One interesting way to appreciate the radical differences between those positions is to consider their reaction to the kind of scientific change that is sufficiently radical and revolutionary so as to fall outside the category of what Kuhn would call “normal science”.
For Popper and some of his disciples revolutionary change is normally a process in which the original reference is preserved. It is possible for the Popperian to understand the essential part of the process of scientific change as a sequence of theories which only alters its theme to the degree that they extend it. For those who attack the problem of scientific knowledge in the Wittgensteinian tradition, for the Kuhnians, and for the disciples of Popper —on those occasions when they forget their character of being disciples— a sufficiently radical scientific change does not preserve the original reference.
Two sufficiently different scientific theories would function like two classes of statements about an ambiguous “gestaltic picture”, for example, using the Wittgensteinian illustration, the first making statements about the duck and the second about the rabbit. Even though there may be a sense, very difficult to characterize, in which both systems of statements are about the same thing, what the statements of each class refer to, in this sense, does not appear to be the same thing. Therefore the categorial statements do not seem to contradict themselves.
For Sellars, the scientific change must be understood on the basis of the model provided by the Great Change, the change which perhaps nobody will witness but which, with some reservations, Sellars considers the ideal toward which the process of scientific growth should tend: the replacement of the manifest image by the scientific image.
Just as the development of the scientific image has in part consisted of a demonstration that the objects of the manifest image do not exist —in the realm of the scientific image itself the passage from one theory to another sufficiently different should be understood as the discovery that the old theory did not denote, that is, it lacked referential force. I wish to bring these reflections to a close by asking a number of questions concerning a particularly delicate aspect of the image of knowledge given to us by contemporary writers. Does scientific knowledge and the methodology which describes it constitute a species of subjectivistic “universal evaluator” in which the concept of truth as correspondence has no part to play? Does contemporary methodology lead to subjectivism? It must be admitted that in their least fortunate moments Kuhn, Toulmin and many others have encouraged an affirmative answer to this question; however, if one proceeds beyond certain formulations which may be unfortunate and analyses the reasons Kuhn adduces in support of his position, it is not difficult to see that his hostility toward the concept of truth can be eliminated from his system without changing any of its basic ingredients. What Kuhn really wishes to reject is the idea of science as a process which converges toward a final scene, the ‘Truth’.

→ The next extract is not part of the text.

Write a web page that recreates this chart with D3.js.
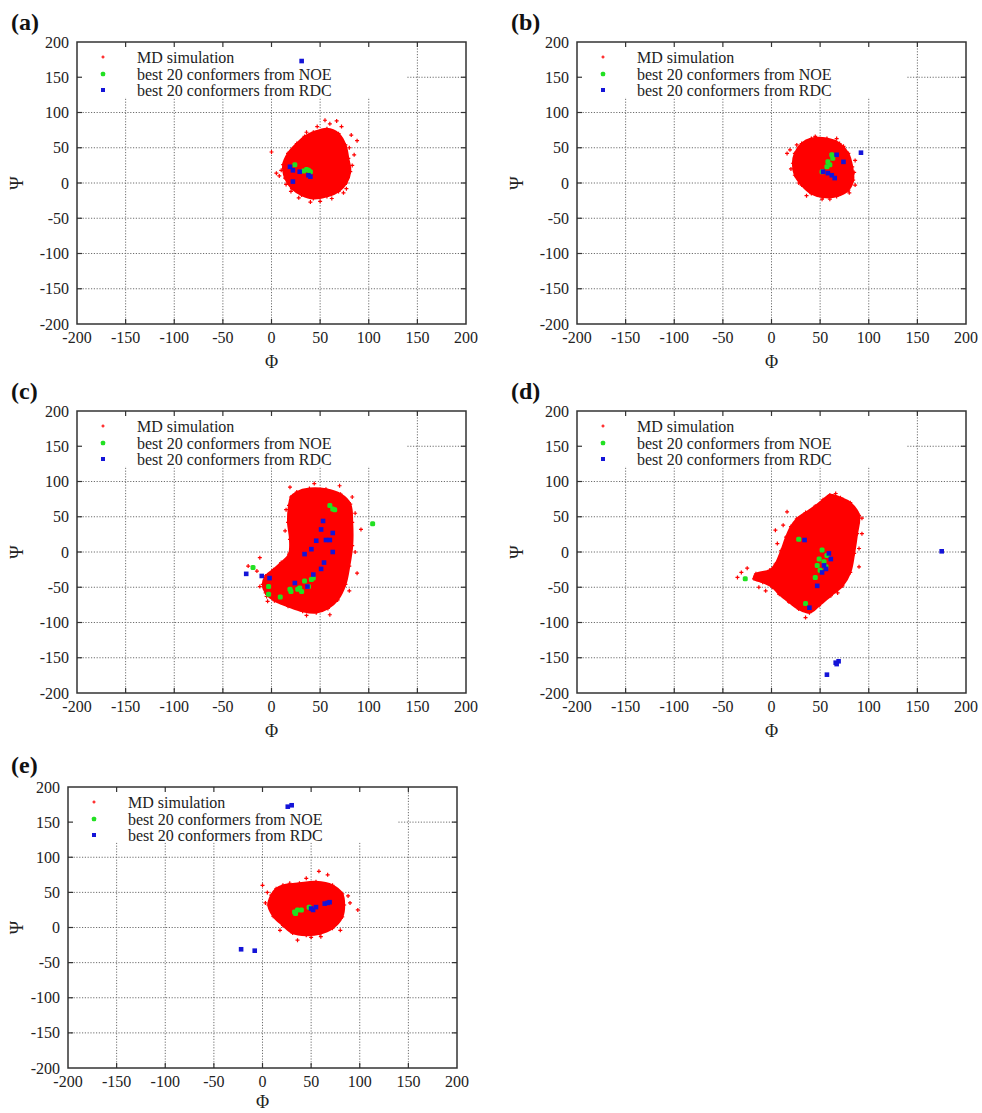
<!DOCTYPE html>
<html>
<head>
<meta charset="utf-8">
<script src="https://cdn.jsdelivr.net/npm/d3@7"></script>
<style>
  html, body { margin: 0; padding: 0; background: #fff; }
  svg { display: block; }
</style>
</head>
<body>
<svg id="chart" width="982" height="1113"></svg>
<script>
// ---------------- DATA ----------------
const phiTicks = [-200, -150, -100, -50, 0, 50, 100, 150, 200];
const psiTicks = [-200, -150, -100, -50, 0, 50, 100, 150, 200];
const panelLabels = ["(a)", "(b)", "(c)", "(d)", "(e)"];
const legendLabels = ["MD simulation", "best 20 conformers from NOE", "best 20 conformers from RDC"];
const xTitle = "Φ";
const yTitle = "Ψ";

// MD simulation: dense region outline (Φ, Ψ) and scattered edge points
const mdCloudA = [[43,72],[57,77],[69,70],[76,54],[79,35],[81,16],[77,0],[69,-12],[57,-19],[43,-22],[31,-17],[21,-8],[14,7],[12,26],[17,42],[26,56],[34,66]];
const mdScatterA = [[0,44],[55,89],[67,88],[82,68],[88,60],[40,-27],[50,-26],[62,-22],[28,-21],[10,18],[8,10],[77,-8],[85,40],[72,80],[47,80],[15,-2],[60,84],[83,25],[5,14],[20,-12],[74,-14],[36,72],[80,50]];
const noeA = [[24,26],[38,18],[40,16],[33,17],[36,19]];
const rdcA = [[19,23],[22,18],[29,16],[38,11],[40,9],[22,2],[31,173]];

const mdCloudB = [[41,63],[57,63],[70,56],[79,42],[83,23],[84,4],[79,-10],[67,-19],[53,-20],[41,-15],[31,-3],[24,11],[22,28],[24,42],[31,56]];
const mdScatterB = [[16,42],[19,47],[26,54],[67,63],[74,52],[86,-3],[60,-23],[52,-23],[28,0],[45,66],[85,15],[36,-18],[20,20],[80,-14],[86,32]];
const noeB = [[62,40],[58,30],[57,23],[52,16],[63,35],[60,26]];
const rdcB = [[67,40],[74,30],[53,16],[62,11],[65,7],[58,14],[92,43]];

const mdCloudC = [[26,85],[39,90],[56,89],[71,82],[81,68],[83,42],[83,9],[80,-20],[76,-46],[68,-68],[58,-80],[46,-86],[32,-84],[17,-77],[3,-69],[-6,-58],[-9,-46],[-6,-34],[2,-25],[10,-15],[18,-3],[19,18],[17,42],[18,66],[20,78]];
const mdScatterC = [[-12,-8],[-24,-20],[92,32],[88,-30],[44,97],[70,94],[83,78],[19,92],[-12,-49],[-5,-63],[60,-89],[36,-90],[9,-18],[-15,-27],[86,55],[14,30],[15,60],[86,0],[80,-55],[-4,-70]];
const noeC = [[60,66],[63,61],[65,60],[104,40],[-19,-22],[-3,-49],[-3,-60],[9,-64],[19,-53],[20,-56],[27,-53],[31,-56],[34,-41],[41,-39],[43,-37],[38,-49],[29,-51]];
const rdcC = [[53,44],[51,32],[63,27],[56,17],[60,17],[46,16],[41,4],[63,0],[34,-3],[54,-15],[51,-24],[43,-32],[24,-44],[37,-49],[-2,-37],[-10,-34],[-26,-31]];

const mdCloudD = [[60,81],[71,77],[81,70],[90,52],[88,26],[85,-2],[81,-29],[73,-48],[61,-62],[49,-76],[39,-86],[28,-81],[18,-71],[8,-60],[1,-50],[-9,-43],[-18,-38],[-16,-31],[-2,-26],[4,-17],[10,2],[15,21],[20,36],[26,47],[35,56],[45,65],[53,74]];
const mdScatterD = [[16,57],[6,12],[-25,-23],[-35,-36],[-31,-29],[93,48],[93,26],[66,83],[74,74],[35,-93],[-13,-50],[-6,-55],[90,-21],[4,31],[12,38],[90,5],[68,-58],[-8,-32]];
const noeD = [[28,18],[-27,-38],[52,3],[49,-10],[47,-19],[50,-26],[45,-36],[54,-14],[56,-21],[35,-73],[57,-5]];
const rdcD = [[34,17],[59,-2],[61,-10],[54,-19],[56,-24],[52,-29],[47,-48],[39,-79],[175,1],[66,-157],[69,-155],[67,-159],[57,-174]];

const mdCloudE = [[21,60],[38,63],[55,65],[72,60],[82,48],[84,32],[82,15],[72,-1],[59,-9],[45,-11],[31,-8],[21,3],[11,16],[6,32],[9,46],[14,55]];
const mdScatterE = [[0,60],[5,50],[98,25],[36,-18],[60,-13],[28,63],[45,70],[58,80],[67,75],[90,35],[3,35],[50,-14],[80,-4],[88,45],[18,-4]];
const noeE = [[33,22],[36,25],[40,25],[34,20],[48,29]];
const rdcE = [[50,27],[52,25],[55,29],[64,34],[67,35],[69,36],[-22,-31],[-8,-33],[26,172],[30,174]];

// ---------------- LAYOUT ----------------
const panels = [
  {label: panelLabels[0], x0: 77,  x1: 466, y0: 42,  y1: 324, cloud: mdCloudA, scatter: mdScatterA, noe: noeA, rdc: rdcA},
  {label: panelLabels[1], x0: 577, x1: 966, y0: 42,  y1: 324, cloud: mdCloudB, scatter: mdScatterB, noe: noeB, rdc: rdcB},
  {label: panelLabels[2], x0: 77,  x1: 466, y0: 411, y1: 693, cloud: mdCloudC, scatter: mdScatterC, noe: noeC, rdc: rdcC},
  {label: panelLabels[3], x0: 577, x1: 966, y0: 411, y1: 693, cloud: mdCloudD, scatter: mdScatterD, noe: noeD, rdc: rdcD},
  {label: panelLabels[4], x0: 68,  x1: 457, y0: 787, y1: 1068, cloud: mdCloudE, scatter: mdScatterE, noe: noeE, rdc: rdcE}
];

const RED = "#ff0000", GREEN = "#22e022", BLUE = "#1414d8";
const FONT = "'Liberation Serif', 'Times New Roman', serif";
const svg = d3.select("#chart");

function plus(g, x, y, r, color) {
  g.append("path")
    .attr("d", `M${x - r},${y}H${x + r}M${x},${y - r}V${y + r}`)
    .attr("stroke", color).attr("stroke-width", 1.2).attr("fill", "none");
}

panels.forEach((p, i) => {
  const x = d3.scaleLinear().domain([-200, 200]).range([p.x0, p.x1]);
  const y = d3.scaleLinear().domain([-200, 200]).range([p.y1, p.y0]);
  const g = svg.append("g");

  // grid
  const grid = g.append("g").attr("stroke", "#6e6e6e").attr("stroke-width", 1).attr("stroke-dasharray", "1.2,1.6");
  phiTicks.slice(1, -1).forEach(t => {
    grid.append("line").attr("x1", x(t)).attr("x2", x(t)).attr("y1", y(-200)).attr("y2", y(200));
  });
  psiTicks.slice(1, -1).forEach(t => {
    grid.append("line").attr("x1", x(-200)).attr("x2", x(200)).attr("y1", y(t)).attr("y2", y(t));
  });

  // legend box (opaque key background)
  g.append("rect").attr("x", p.x0 + 1).attr("y", p.y0 + 1)
    .attr("width", x(139) - p.x0 - 1).attr("height", y(121) - p.y0 - 1)
    .attr("fill", "#fff");

  // MD cloud
  const line = d3.line().x(d => x(d[0])).y(d => y(d[1])).curve(d3.curveCatmullRomClosed.alpha(0.5));
  g.append("path").datum(p.cloud).attr("d", line)
    .attr("fill", RED).attr("stroke", RED).attr("stroke-width", 2);
  p.cloud.forEach(d => plus(g, x(d[0]), y(d[1]), 2, RED));
  p.scatter.forEach(d => plus(g, x(d[0]), y(d[1]), 2, RED));

  // NOE
  g.selectAll(null).data(p.noe).enter().append("rect")
    .attr("x", d => x(d[0]) - 2.5).attr("y", d => y(d[1]) - 2.5)
    .attr("width", 5).attr("height", 5).attr("rx", 1.5).attr("fill", GREEN);
  // RDC
  g.selectAll(null).data(p.rdc).enter().append("rect")
    .attr("x", d => x(d[0]) - 2.3).attr("y", d => y(d[1]) - 2.3)
    .attr("width", 4.6).attr("height", 4.6).attr("fill", BLUE);

  // frame
  g.append("rect").attr("x", p.x0).attr("y", p.y0)
    .attr("width", p.x1 - p.x0).attr("height", p.y1 - p.y0)
    .attr("fill", "none").attr("stroke", "#333").attr("stroke-width", 1.5);

  // ticks (inward, mirrored)
  const tk = g.append("g").attr("stroke", "#333").attr("stroke-width", 1.2);
  phiTicks.slice(1, -1).forEach(t => {
    tk.append("line").attr("x1", x(t)).attr("x2", x(t)).attr("y1", p.y1).attr("y2", p.y1 - 5);
    tk.append("line").attr("x1", x(t)).attr("x2", x(t)).attr("y1", p.y0).attr("y2", p.y0 + 5);
  });
  psiTicks.slice(1, -1).forEach(t => {
    tk.append("line").attr("x1", p.x0).attr("x2", p.x0 + 5).attr("y1", y(t)).attr("y2", y(t));
    tk.append("line").attr("x1", p.x1).attr("x2", p.x1 - 5).attr("y1", y(t)).attr("y2", y(t));
  });

  // tick labels
  const tl = g.append("g").attr("font-family", FONT).attr("font-size", 16).attr("fill", "#222");
  phiTicks.forEach(t => {
    tl.append("text").attr("x", x(t)).attr("y", p.y1 + 19).attr("text-anchor", "middle").text(t);
  });
  psiTicks.forEach(t => {
    tl.append("text").attr("x", p.x0 - 8).attr("y", y(t) + 5.5).attr("text-anchor", "end").text(t);
  });

  // axis titles
  g.append("text").attr("x", (p.x0 + p.x1) / 2).attr("y", p.y1 + (i === 4 ? 40 : 44))
    .attr("text-anchor", "middle").attr("font-family", FONT).attr("font-size", 18).attr("fill", "#222").text(xTitle);
  const yx = p.x0 - (i === 4 ? 51 : 60);
  g.append("text").attr("transform", `translate(${yx},${y(0)}) rotate(-90)`)
    .attr("text-anchor", "middle").attr("dy", "0.35em").attr("font-family", FONT).attr("font-size", 18).attr("fill", "#222").text(yTitle);

  // panel label
  g.append("text").attr("x", p.x0 - 66 + (i === 4 ? 9 : 0)).attr("y", p.y0 - (i === 4 ? 14 : 12))
    .attr("font-family", FONT).attr("font-weight", "bold").attr("font-size", 24).attr("fill", "#111").text(p.label);

  // legend
  const lg = g.append("g").attr("font-family", FONT).attr("font-size", 16).attr("fill", "#222");
  const rowY = [15, 32, 48];
  const mx = p.x0 + 26, tx = p.x0 + 60;
  plus(lg, mx, p.y0 + rowY[0], 1.6, RED);
  lg.append("rect").attr("x", mx - 2.2).attr("y", p.y0 + rowY[1] - 2.2).attr("width", 4.4).attr("height", 4.4).attr("rx", 1.5).attr("fill", GREEN);
  lg.append("rect").attr("x", mx - 2).attr("y", p.y0 + rowY[2] - 2).attr("width", 4).attr("height", 4).attr("fill", BLUE);
  legendLabels.forEach((t, k) => {
    lg.append("text").attr("x", tx).attr("y", p.y0 + rowY[k] + 5.5).text(t);
  });
});
</script>
</body>
</html>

There is a second reason why contemporary philosophers tend to avoid the idea of truth. When they reject the use of truth-values in relation to theories, they are often inspired by a clear or confused consciousness that the essential components of a theory are not affirmations. They do not wish to contend that there may be no connections at all between such statements and reality. What they do wish to contend is that this connection is different from what the classicist thinks.
But, what is the nature of this connection? This is the urgent question which contemporary writers will have to try and solve, under pain of setting up a new species of subjectivism.